Personal information
- Born: October 3, 1991 (age 34) DeSoto, Texas, U.S.
- Listed height: 5 ft 8 in (1.73 m)
- Listed weight: 195 lb (88 kg)

Career information
- High school: DeSoto
- College: Missouri
- NFL draft: 2015: 7th round, 230th overall pick

Career history
- New Orleans Saints (2015–2016); New York Jets (2017)*; Indianapolis Colts (2017)*; Buffalo Bills (2017–2018); Carolina Panthers (2020)*; Saskatchewan Roughriders (2021);
- * Offseason and/or practice squad member only

Awards and highlights
- SEC Special Teams Player of the Year (2014); First-team All-SEC (2014); Second-team All-SEC (2013);

Career NFL statistics
- Rushing attempts: 60
- Rushing yards: 291
- Receptions: 14
- Receiving yards: 36
- Return yards: 1,080
- Total touchdowns: 1
- Stats at Pro Football Reference

= Marcus Murphy =

American football player (born 1991)

Marcus Murphy (born October 3, 1991) is an American former professional football player who was a running back and return specialist in the National Football League (NFL). He played college football for the Missouri Tigers. While at Missouri, he was named as a first-team All-SEC selection in 2014. He was selected by the New Orleans Saints in the seventh round of the 2015 NFL draft.

==Early life==
Murphy attended and played football for the Eagles at DeSoto High School.

==College career==
Murphy attended and played college football at the University of Missouri from 2010 to 2014. In the 2010 season, he had 22 carries for 181 rushing yards and two rushing touchdowns. He used a redshirt in the 2011 season due to a right shoulder injury. In the 2012 season, Missouri's first in the Southeastern Conference (SEC), he had 46 carries for 251 rushing yards and one rushing touchdown. In addition, he had three punt return touchdowns, which led the NCAA. In the 2013 season, he had 92 carries for 601 rushing yards and nine rushing touchdowns. In the 2014 season, he had 177 carries for 924 rushing yards and four rushing touchdowns. In addition, he had two kickoff return touchdowns, which led the NCAA.

==Professional career==

===New Orleans Saints===
Murphy was selected by the New Orleans Saints in the seventh round, 230th overall, of the 2015 NFL draft. He was mainly used on special teams, where he returned a punt for a touchdown in a Week 3 game against the NFC South division rival Carolina Panthers. He appeared in three games and handled some return duties in the 2016 season for the Saints.

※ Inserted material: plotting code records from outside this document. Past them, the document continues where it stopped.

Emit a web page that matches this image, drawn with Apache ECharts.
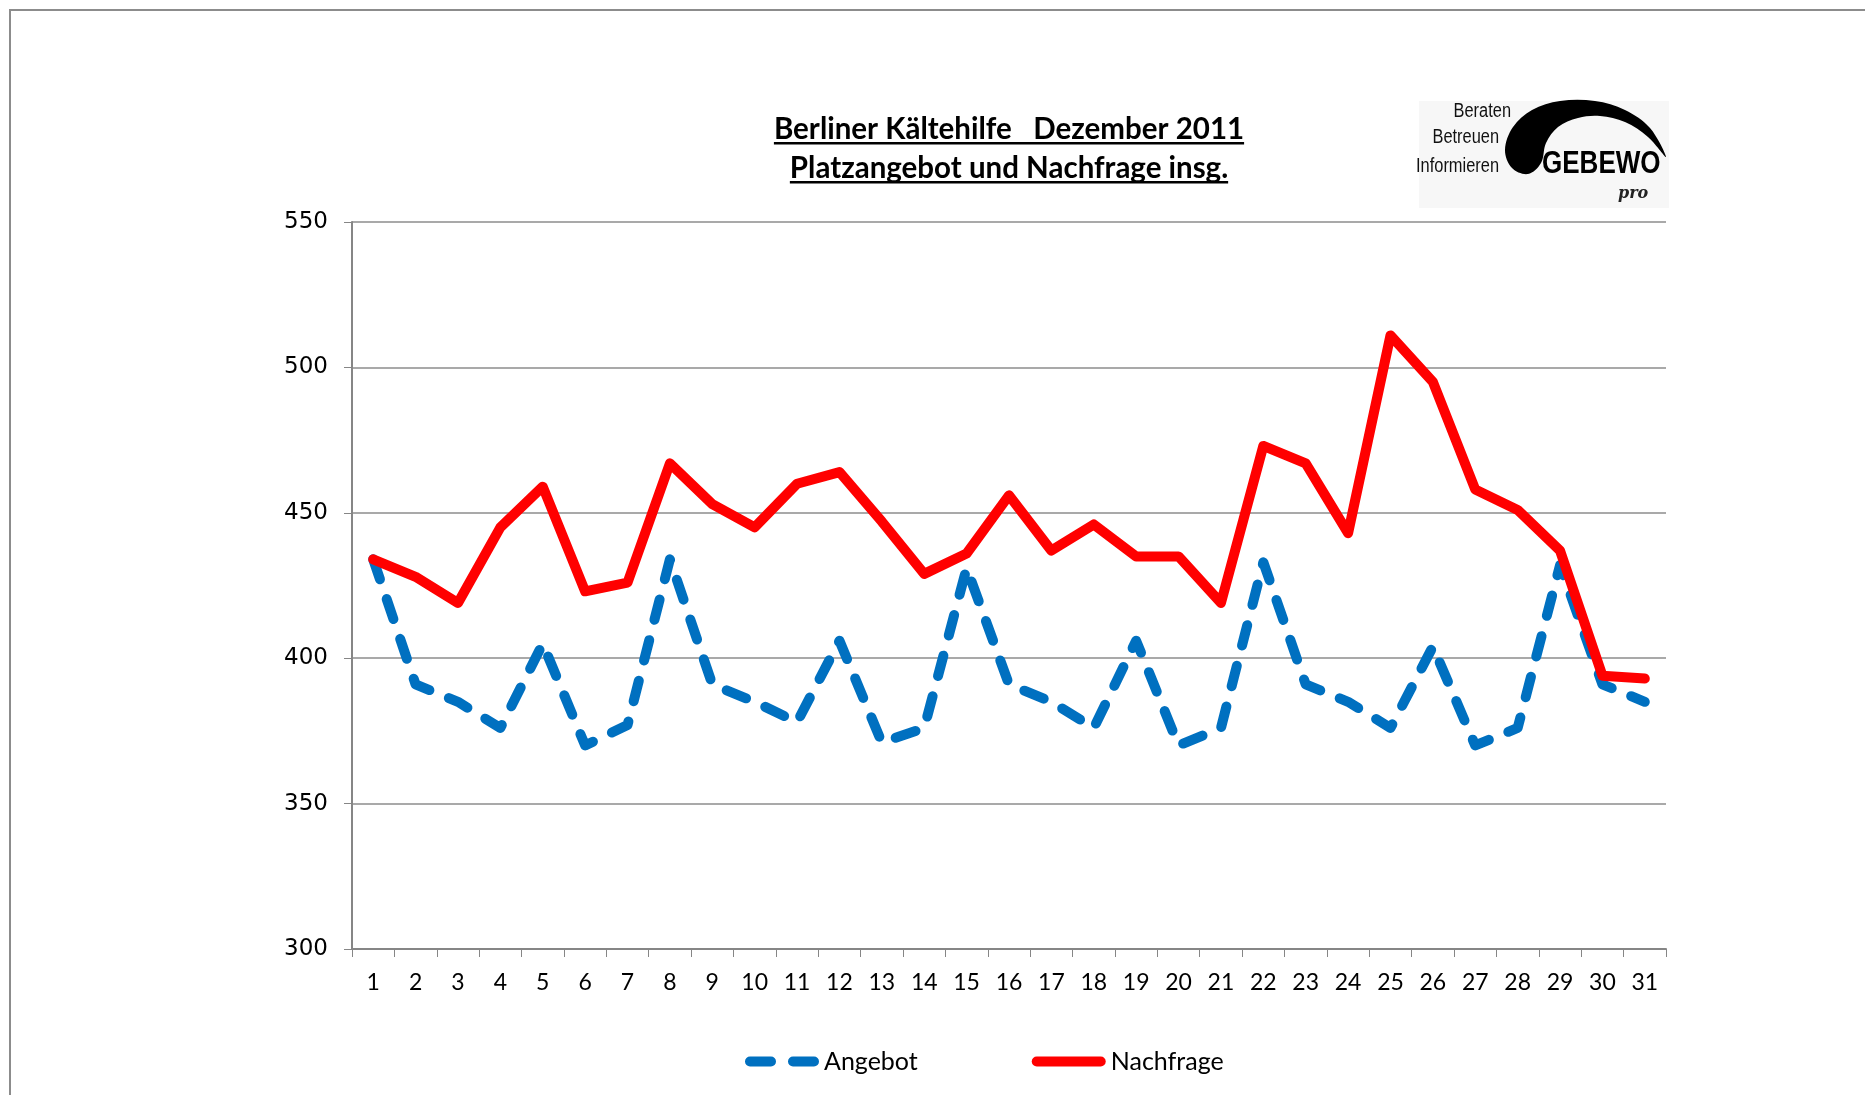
<!DOCTYPE html>
<html>
<head>
<meta charset="utf-8">
<script src="https://cdn.jsdelivr.net/npm/echarts@6/dist/echarts.min.js"></script>
<style>
  html, body { margin: 0; padding: 0; background: #fff; }
  #chart { width: 1865px; height: 1095px; }
</style>
</head>
<body>
<div id="chart"></div>
<script>
// Tage im Dezember 2011
const days = ['1','2','3','4','5','6','7','8','9','10','11','12','13','14','15','16',
  '17','18','19','20','21','22','23','24','25','26','27','28','29','30','31'];

// Platzangebot (blau, gestrichelt)
const angebot = [434, 391, 385, 376, 405, 370, 377, 434, 391, 385, 378, 406, 371, 376, 431, 391,
  385, 376, 406, 370, 376, 433, 391, 385, 376, 404, 370, 376, 432, 391, 385];

// Nachfrage (rot)
const nachfrage = [434, 428, 419, 445, 459, 423, 426, 467, 453, 445, 460, 464, 447, 429, 436, 456,
  437, 446, 435, 435, 419, 473, 467, 443, 511, 495, 458, 451, 437, 394, 393];

const yTicks = { min: 300, max: 550, interval: 50 };

const titleLines = ['Berliner Kältehilfe   Dezember 2011', 'Platzangebot und Nachfrage insg.'];
const logoWords = ['Beraten', 'Betreuen', 'Informieren'];

const TITLE_FONT = 'Lato';
const TITLE_SIZE = 29.5;

function textWidth(txt, size, weight, family) {
  const ctx = document.createElement('canvas').getContext('2d');
  ctx.font = weight + ' ' + size + 'px ' + family;
  return ctx.measureText(txt).width;
}

// title with underline
const titleGraphics = [];
const titleCx = 1009;
const titleY = [129, 168];
titleLines.forEach((t, i) => {
  const w = textWidth(t, TITLE_SIZE, 'bold', TITLE_FONT);
  titleGraphics.push({
    type: 'text',
    style: {
      text: t, x: titleCx, y: titleY[i], align: 'center', verticalAlign: 'middle',
      fontFamily: TITLE_FONT, fontWeight: 'bold', fontSize: TITLE_SIZE, fill: '#000'
    }
  });
  titleGraphics.push({
    type: 'rect',
    shape: { x: titleCx - w / 2, y: titleY[i] + 13, width: w, height: 2.5 },
    style: { fill: '#000' }
  });
});

// GEBEWO logo (swoosh drawn as smoothed polygon)
const swoosh = [
  [1666, 157], [1650, 128], [1625, 110], [1595, 101], [1560, 101], [1532, 110], [1513, 127],
  [1505, 150], [1512, 168], [1528, 174], [1541, 163], [1546, 143], [1558, 127], [1578, 118],
  [1600, 116], [1625, 122], [1648, 137]
];
const logoGraphics = [
  { type: 'rect', shape: { x: 1419, y: 101, width: 250, height: 107 }, style: { fill: '#f7f7f7' } },
  { type: 'polygon', shape: { points: swoosh, smooth: 0.35 }, style: { fill: '#000' } },
  {
    type: 'text', x: 1542, y: 164, scaleX: 0.84,
    style: { text: 'GEBEWO', x: 0, y: 0, verticalAlign: 'middle', fontFamily: 'Liberation Sans',
      fontWeight: 'bold', fontSize: 31, fill: '#000' }
  },
  {
    type: 'text',
    style: { text: 'pro', x: 1618, y: 194, verticalAlign: 'middle', fontFamily: 'DejaVu Serif',
      fontStyle: 'italic', fontWeight: 'bold', fontSize: 16, fill: '#222' }
  }
];
const wordPos = [[1511, 111], [1499, 137], [1499, 166]];
logoWords.forEach((w, i) => {
  logoGraphics.push({
    type: 'text', x: wordPos[i][0], y: wordPos[i][1], scaleX: 0.82,
    style: { text: w, x: 0, y: 0, align: 'right', verticalAlign: 'middle',
      fontFamily: 'Liberation Sans', fontSize: 20, fill: '#111' }
  });
});

// legend icons: two pills for the dashed line, one long pill for the solid line
const ICON_DASH = 'path://M5,0H26A5,5,0,0,1,26,10H5A5,5,0,0,1,5,0ZM48,0H69A5,5,0,0,1,69,10H48A5,5,0,0,1,48,0Z';
const ICON_SOLID = 'path://M5,0H69A5,5,0,0,1,69,10H5A5,5,0,0,1,5,0Z';

const chart = echarts.init(document.getElementById('chart'), null, { renderer: 'canvas' });

chart.setOption({
  backgroundColor: '#fff',
  animation: false,
  graphic: [
    { type: 'rect', shape: { x: 10, y: 10, width: 1900, height: 1200 },
      style: { fill: 'none', stroke: '#8c8c8c', lineWidth: 2 } },
    ...titleGraphics,
    ...logoGraphics
  ],
  grid: { left: 352, right: 199, top: 222, bottom: 146, containLabel: false },
  legend: {
    left: 740,
    top: 1044,
    itemWidth: 74,
    itemHeight: 10,
    itemGap: 114,
    textStyle: { fontFamily: 'Lato', fontSize: 25, color: '#000', width: 100 },
    data: [
      { name: 'Angebot', icon: ICON_DASH, itemStyle: { color: '#0070C0' } },
      { name: 'Nachfrage', icon: ICON_SOLID, itemStyle: { color: '#FF0000' } }
    ]
  },
  xAxis: {
    type: 'category',
    data: days,
    boundaryGap: true,
    axisLine: { lineStyle: { color: '#868686', width: 2 } },
    axisTick: { show: true, length: 8, lineStyle: { color: '#868686', width: 1 } },
    axisLabel: { fontFamily: 'Lato', fontSize: 23, color: '#000', margin: 22, interval: 0 }
  },
  yAxis: {
    type: 'value',
    min: yTicks.min,
    max: yTicks.max,
    interval: yTicks.interval,
    axisLine: { show: true, lineStyle: { color: '#868686', width: 2 } },
    axisTick: { show: true, length: 8, lineStyle: { color: '#868686', width: 1 } },
    axisLabel: { fontFamily: 'DejaVu Sans', fontSize: 23, color: '#000', margin: 24 },
    splitLine: { lineStyle: { color: '#8c8c8c', width: 1.5 } }
  },
  series: [
    {
      name: 'Angebot',
      type: 'line',
      data: angebot,
      symbol: 'none',
      color: '#0070C0',
      lineStyle: { color: '#0070C0', width: 10, type: [21, 21], cap: 'round', join: 'round' }
    },
    {
      name: 'Nachfrage',
      type: 'line',
      data: nachfrage,
      symbol: 'none',
      color: '#FF0000',
      lineStyle: { color: '#FF0000', width: 10, cap: 'round', join: 'round' }
    }
  ]
});
</script>
</body>
</html>
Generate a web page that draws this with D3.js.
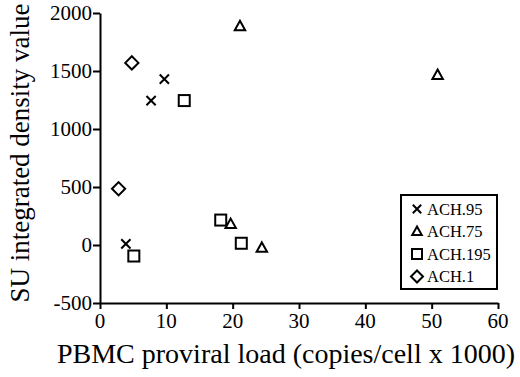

On July 26, 2017, Murphy was waived by the Saints.

===New York Jets===
On July 27, 2017, Murphy was claimed off waivers by the New York Jets. On September 3, 2017, he was waived by the Jets and was signed to the practice squad the next day. He was released on October 3, 2017.

===Indianapolis Colts===
On October 9, 2017, Murphy was signed to the Indianapolis Colts' practice squad. He was released on October 24, 2017.

===Buffalo Bills===
On November 6, 2017, Murphy was signed to the Buffalo Bills' practice squad. He was promoted to the active roster on December 26, 2017. In Week 17, he made his Bills debut and had seven carries for 41 rushing yards and two receptions for seven yards against the Miami Dolphins.

In Week 10 of the 2018 season, Murphy had 14 carries for 69 yards in a 41–10 win against the New York Jets. He suffered a dislocated elbow in Week 15 and was placed on injured reserve on December 18, 2018. He finished the 2018 season with 52 carries for 250 rushing yards. On August 31, 2019, Murphy was waived by the Bills.

===Carolina Panthers===
Murphy signed a reserve/futures contract with the Panthers on December 30, 2019. He was waived on May 2, 2020.

===Saskatchewan Roughriders===
Murphy signed with the Saskatchewan Roughriders of the Canadian Football League on June 7, 2021. He was released on December 6, 2021.